ERIC Number: ED232831
Record Type: RIE
Publication Date: 1982-Dec-6
Reference Count: 0
Directionals in Comanche.
McLaughlin, John E.
After the Comanche Indians split from the Shoshoni-Comanche in the early eighteenth century, the Comanche language underwent several subtle changes in the use and position of directional suffixes. The use of two directional suffixes (-kin, meaning "motion toward" and -kwan, meaning "motion away") illustrates these changes. In Comanche, when the action of the verb follows the motion, the initial consonant of the suffixes is generally spirantized.
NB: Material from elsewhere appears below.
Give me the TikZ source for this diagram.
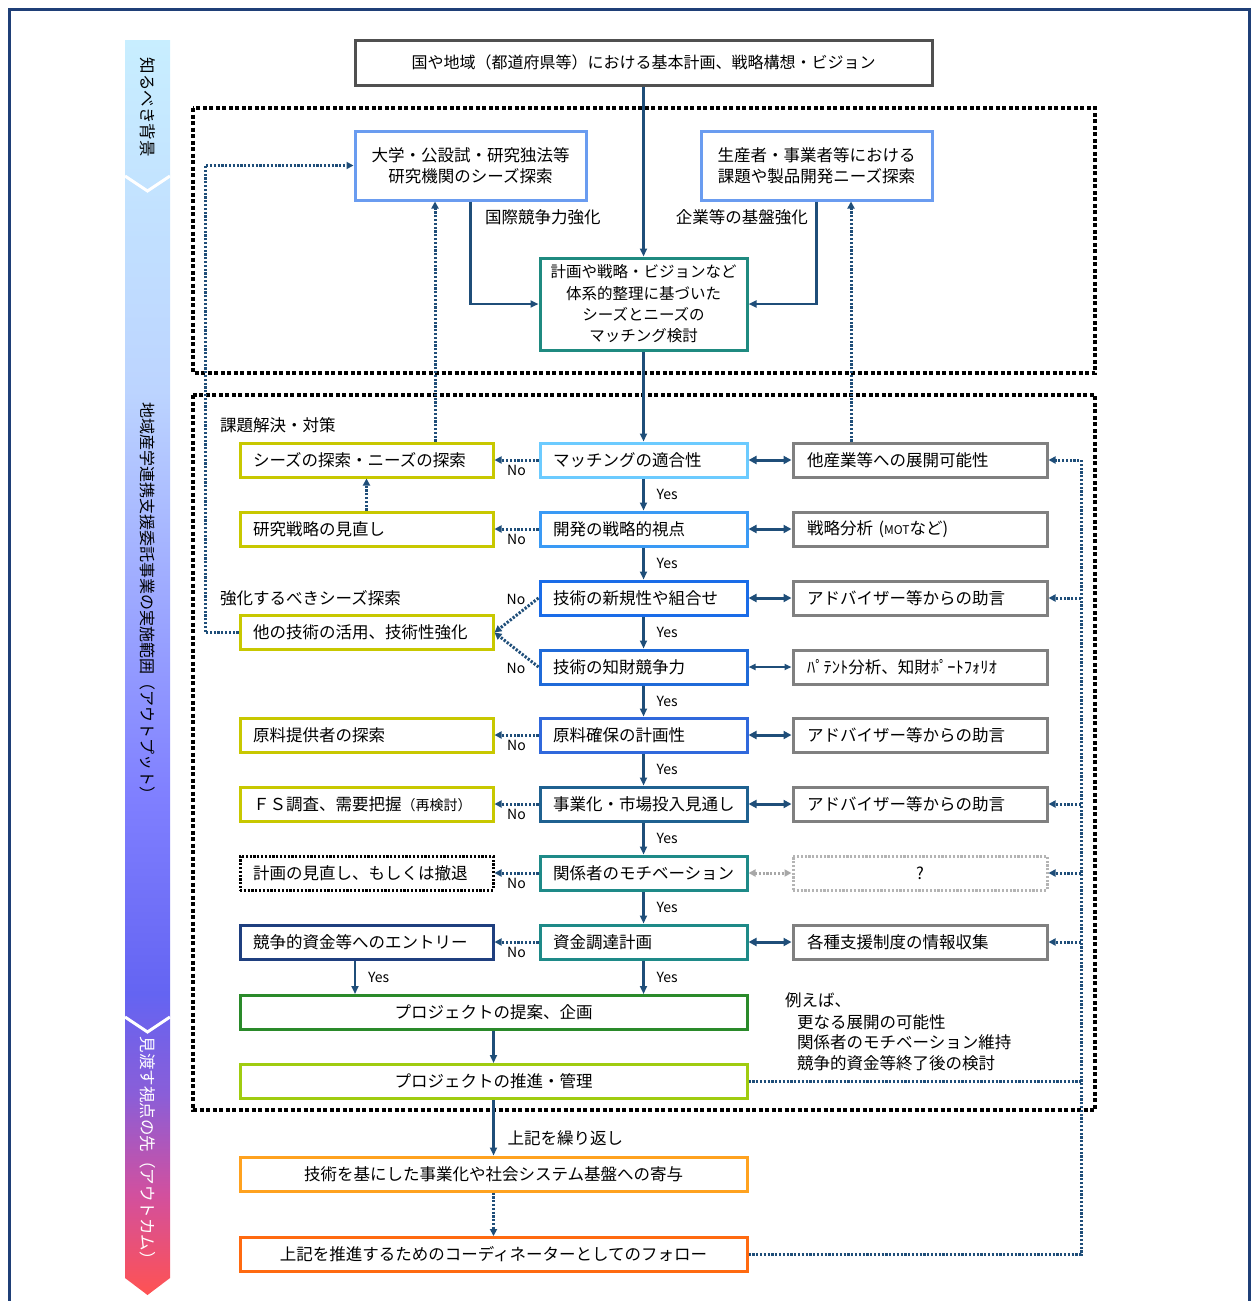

However, when the motion and action are coterminous, the initial consonant of the suffixes is generally either an underlying geminate or a (pre)aspirate, depending on the Pre-Proto-Central Numic stress on the final vowel of the verb root. The source of the geminated/aspirated initial consonant is the durative aspect of the verb root. In contrast, the Shoshoni language has virtually lost the distinction between the geminated/aspirated and the spirantized initial consonant of directional suffixes, and the Southern Paiute language is in the process of losing the distinction. (SB)
Publication Type: Reports - Evaluative; Speeches/Meeting Papers
Education Level: N/A
Authoring Institution: N/A
Identifiers: Comanche (Language); Shoshoni Southern Paiute (Language)
Note: Paper presented at the American Indian Languages Conference (21st) at the American Anthropological Association Meeting (81st, Washington, DC, December 3-7, 1982).